High quality proteins contain all of the amino acids in their correct ratios for growth and metabolism. In this regard 20 to 25 grams of high quality protein contains around 8 to 10 grams of essential amino acids. Some of these essential amino acids are the branched chain amino acids, which are pivotal in stimulating muscle growth. Consuming high quality protein post-exercise is known to cause skeletal muscle hypertrophy, by stimulation of the mammalian target of rapamycin (mTOR) signal pathway. However, it is unclear as to the best source of protein for this purpose. Whey protein contains a high concentration of branched chain amino acids, and is rapidly absorbed, but the speed of absorption causes the plasma amino acid concentrations to return to baseline within 2 to 3 hours. In contrast, more slowly digested proteins such as casein produce a more prolonged rise in plasma amino acids that can remain elevated for around 6 hours. Soy protein is considered to have an intermediate rate of digestion between whey and casein.
Researchers have investigated the ability of high quality proteins to stimulate mTOR as a marker of skeletal muscle growth. For example in one study, researchers fed healthy human subjects either 19 grams as a protein blend or 18 grams of whey protein following intense leg resistance training1. The protein blend contained 50 % of its protein from sodium caseinate, 25 % from whey protein isolate and 25 % from soy protein isolate. Both proteins contained around 9 grams of essential amino acids. As has been shown previously, the whey protein resulted in a larger and earlier post-exercise rise in plasma branched chain amino acids. In contrast, the protein blend caused a slower and more gradual increase in plasma levels of branched chain amino acids, but these levels remained elevated for longer. The skeletal muscle fractional synthetic rate was similar for both the whey protein and the protein blend, but the protein blend sustained the fractional synthetic rate for longer. The mTOR signally increased to a similar amount in both groups.

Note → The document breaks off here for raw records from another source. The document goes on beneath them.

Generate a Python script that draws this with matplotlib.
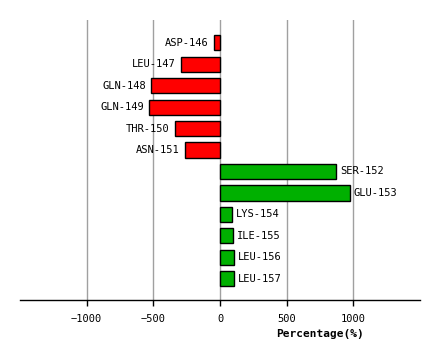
import matplotlib
matplotlib.use('Agg')
from matplotlib import pyplot as plt
import numpy as np

residues = ['ASP-146', 'LEU-147', 'GLN-148', 'GLN-149', 'THR-150', 'ASN-151',
            'SER-152', 'GLU-153', 'LYS-154', 'ILE-155', 'LEU-156', 'LEU-157']
percentages = [-45, -293, -515, -530, -335, -260,
               868, 973, 88, 95, 103, 103]
xticks = [-1000, -500, 0, 500, 1000]

plt.rcParams['font.family'] = ['DejaVu Sans Mono']

fig = plt.figure(figsize=(4.4, 3.6), dpi=100)
ax = fig.add_axes([20/440, 60/360, 400/440, 280/360])

ys = np.arange(len(residues))
colors = ['#ff0000' if v < 0 else '#00b000' for v in percentages]
ax.barh(ys, percentages, height=0.7, color=colors, edgecolor='black',
        linewidth=1, zorder=3)

for y, v, name in zip(ys, percentages, residues):
    if v < 0:
        ax.annotate(name, (v, y), xytext=(-4, 0), textcoords='offset points',
                    ha='right', va='center', fontsize=7.5)
    else:
        ax.annotate(name, (v, y), xytext=(3, 0), textcoords='offset points',
                    ha='left', va='center', fontsize=7.5)

ax.set_xlim(-1500, 1500)
ax.set_ylim(11.98, -1.05)
ax.set_xticks(xticks)
ax.set_xticklabels([str(t).replace('-', '\u2212') for t in xticks], fontsize=7.5)
ax.set_yticks([])
ax.grid(axis='x', color='#a0a0a0', linewidth=1, zorder=0)
for s in ['top', 'left', 'right']:
    ax.spines[s].set_visible(False)
ax.spines['bottom'].set_linewidth(1)
ax.tick_params(axis='x', length=4, width=1, pad=6)

ax.set_xlabel('Percentage(%)', fontsize=8, fontweight='bold')
ax.xaxis.set_label_coords(0.75, -0.105)

fig.savefig('out.png', dpi=100)
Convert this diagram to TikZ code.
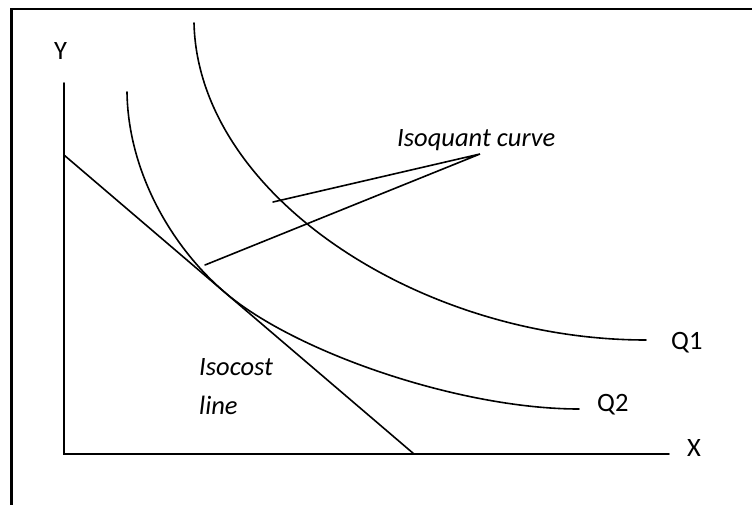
\documentclass[tikz,border=0pt]{standalone}
\usepackage{fontspec}
\setmainfont{Carlito}
\usetikzlibrary{positioning}

\begin{document}
\begin{tikzpicture}[
  x=1pt,y=-1pt,
  every node/.style={font=\fontsize{26.5}{31}\selectfont,inner sep=0pt,anchor=base west},
  curve/.style={line width=1.6pt,line cap=round},
  frameline/.style={line width=2.6pt}
]
\useasboundingbox (0,0) rectangle (752,504);
\clip (0,0) rectangle (752,504);
\draw[frameline] (11.5,520) -- (11.5,9) -- (770,9);

% axes
\coordinate (O) at (64,454);
\coordinate (ytop) at (64,83);
\coordinate (xend) at (669,454);
\draw[curve] (ytop) -- (O) -- (xend);
\node (ylab) at (54,59) {Y};
\node (xlab) at (687,456) {X};

% isocost line
\coordinate (ca) at (64,155);
\coordinate (cb) at (414,454);
\draw[curve] (ca) -- (cb);

% isoquants
\coordinate (q2a) at (127,92);
\coordinate (tan) at (225,292.5);
\coordinate (q2b) at (579,409);
\draw[curve] (q2a) .. controls (128,170) and (170,245.5) .. (tan)
  .. controls (295,352.3) and (460,409) .. (q2b);
\coordinate (q1a) at (194,23);
\coordinate (q1b) at (646,340);
\draw[curve] (q1a) .. controls (198,195) and (420,340) .. (q1b);
\node (q1lab) at (671,349) {Q1};
\node (q2lab) at (597,411) {Q2};

% labels
\node (isoq) at (397,146) {\itshape Isoquant curve};
\coordinate (tip) at (480,154);
\coordinate (p1) at (273,202);
\coordinate (p2) at (205,265);
\draw[curve] (p1) -- (tip) -- (p2);
\node (isoc) at (199,375) {\itshape Isocost};
\node (isocl) at (199,414) {\itshape line};
\end{tikzpicture}
\end{document}
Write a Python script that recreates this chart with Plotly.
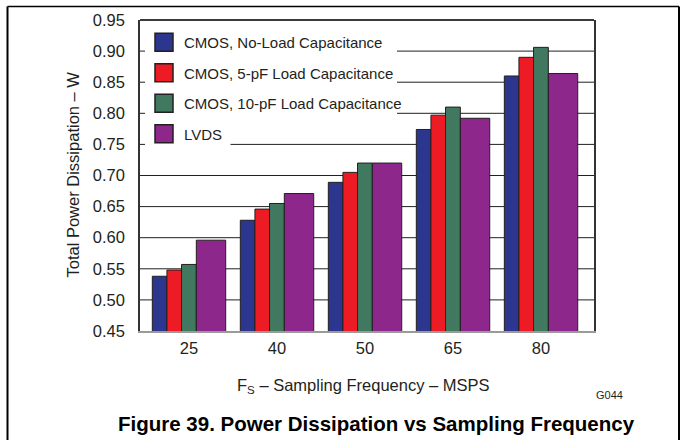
import plotly.graph_objects as go

# ---- data ----
freq_labels = ["25", "40", "50", "65", "80"]
series_names = [
    "CMOS, No-Load Capacitance",
    "CMOS, 5-pF Load Capacitance",
    "CMOS, 10-pF Load Capacitance",
    "LVDS",
]
cmos_no_load = [0.538, 0.628, 0.689, 0.774, 0.860]
cmos_5pf = [0.548, 0.646, 0.705, 0.797, 0.890]
cmos_10pf = [0.557, 0.655, 0.720, 0.810, 0.906]
lvds = [0.596, 0.671, 0.720, 0.792, 0.864]
y_ticks = [0.45, 0.50, 0.55, 0.60, 0.65, 0.70, 0.75, 0.80, 0.85, 0.90, 0.95]

# ---- style ----
colors = ["#2C368F", "#ED1C24", "#407860", "#8E278C"]
offsets = [-0.417, -0.251, -0.085, 0.083]
widths = [0.166, 0.166, 0.168, 0.334]
ink = "#231F20"
font_family = "Liberation Sans, Arial, Helvetica, sans-serif"

# plot-area geometry (pixels)
W, H = 681, 440
L, R, T, B = 140, 87, 20, 109
PW, PH = W - L - R, H - T - B


def px(x):
    return (x - L) / PW


def py(y):
    return (H - B - y) / PH


fig = go.Figure()
all_values = [cmos_no_load, cmos_5pf, cmos_10pf, lvds]
for i, (name, vals) in enumerate(zip(series_names, all_values)):
    fig.add_trace(go.Bar(
        x=freq_labels, y=vals, name=name,
        marker=dict(color=colors[i], line=dict(color=ink, width=1)),
        offset=offsets[i], width=widths[i],
        legendgroup=f"g{i}",
    ))

shapes = []
# gridlines (drawn as shapes so the legend can mask them)
for v in y_ticks[1:-1]:
    shapes.append(dict(type="line", xref="paper", yref="y", x0=0, x1=1, y0=v, y1=v,
                       line=dict(color=ink, width=1), layer="below"))
# white legend masks
shapes.append(dict(type="rect", xref="paper", yref="paper",
                   x0=px(145), x1=px(397), y0=py(124), y1=py(26),
                   fillcolor="white", line=dict(width=0), layer="below"))
shapes.append(dict(type="rect", xref="paper", yref="paper",
                   x0=px(145), x1=px(230.5), y0=py(150), y1=py(26),
                   fillcolor="white", line=dict(width=0), layer="below"))
# top border of plot frame
shapes.append(dict(type="line", xref="paper", yref="paper", x0=0, x1=1, y0=1, y1=1,
                   line=dict(color="#3a3a3a", width=2)))
# outer figure frame
shapes.append(dict(type="line", xref="paper", yref="paper",
                   x0=px(7.5), x1=px(7.5), y0=py(6.5), y1=py(460),
                   line=dict(color="black", width=2)))
shapes.append(dict(type="line", xref="paper", yref="paper",
                   x0=px(679), x1=px(679), y0=py(6.5), y1=py(460),
                   line=dict(color="black", width=2)))
shapes.append(dict(type="line", xref="paper", yref="paper",
                   x0=px(7.5), x1=px(679), y0=py(6.5), y1=py(6.5),
                   line=dict(color="black", width=1.5)))

annotations = [
    dict(text="Total Power Dissipation – W", textangle=-90, x=px(72.5), y=py(175),
         xref="paper", yref="paper", showarrow=False, xanchor="center", yanchor="middle",
         font=dict(size=16.5, color=ink, family=font_family)),
    dict(text="F<sub>S</sub> – Sampling Frequency – MSPS", x=px(363), y=py(386),
         xref="paper", yref="paper", showarrow=False, xanchor="center", yanchor="middle",
         font=dict(size=16.5, color=ink, family=font_family)),
    dict(text="G044", x=px(609.5), y=py(395),
         xref="paper", yref="paper", showarrow=False, xanchor="center", yanchor="middle",
         font=dict(size=11, color=ink, family=font_family)),
    dict(text="<b>Figure 39. Power Dissipation vs Sampling Frequency</b>", x=px(376.5), y=py(423),
         xref="paper", yref="paper", showarrow=False, xanchor="center", yanchor="middle",
         font=dict(size=20.5, color="black", family=font_family)),
]

fig.update_layout(
    width=W, height=H,
    margin=dict(l=L, r=R, t=T, b=B, pad=0),
    paper_bgcolor="white", plot_bgcolor="white",
    barmode="overlay",
    font=dict(family=font_family, color=ink, size=16.5),
    showlegend=True,
    legend=dict(x=px(144), y=py(26), xanchor="left", yanchor="top",
                bgcolor="rgba(0,0,0,0)", borderwidth=0,
                font=dict(size=15, color=ink, family=font_family),
                tracegroupgap=8, traceorder="grouped"),
    xaxis=dict(type="category", range=[-0.557, 4.602], showgrid=False,
               showline=True, linecolor="#9a9a9a", linewidth=2, mirror=False,
               ticks="", ticklabelstandoff=1, tickfont=dict(size=16.5), fixedrange=True),
    yaxis=dict(range=[0.45, 0.95], tickvals=y_ticks, tickformat=".2f", showgrid=False,
               showline=True, linecolor="#333333", linewidth=1.5, mirror=True,
               ticks="", ticklabelstandoff=10, tickfont=dict(size=16.5), zeroline=False,
               fixedrange=True),
    shapes=shapes,
    annotations=annotations,
)

post = (
    "document.body.style.margin='0';document.body.style.padding='0';"
    "document.querySelectorAll('.legend .legendpoints path').forEach(function(p){"
    "var t=p.getAttribute('transform')||'';"
    "p.setAttribute('transform',t+' scale(1.5)');});"
)
fig.write_html("out.html", post_script=post, config={"displayModeBar": False})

These results support previous studies in that they show a muscle growth effect for post-exercise protein. In this regard whey protein is more rapidly absorbed that other forms of protein and this results in more rapid rises in plasma levels of amino acids. However, the actual stimulation of skeletal muscle growth may not be greater in whey protein as the rises in plasma amino acids are not sustained. Mixing several proteins with different characteristics provides a more consistent elevation of plasma amino acids which provides a similar stimulation of the fractional synthetic rate of skeletal muscle, but only the blend of proteins was able to elevate S6K1 phosphorylation in a prolonged way (S6K1 is a kinase thought to be involved in muscle building). Of course it could be argued that repeated ingestion of whey protein may offer a solution to its more rapid absorption and utilisation rates and this is common practice amongst strength athletes. Combination of whey protein with other food also delays its absorption and prolongs plasma levels of amino acids.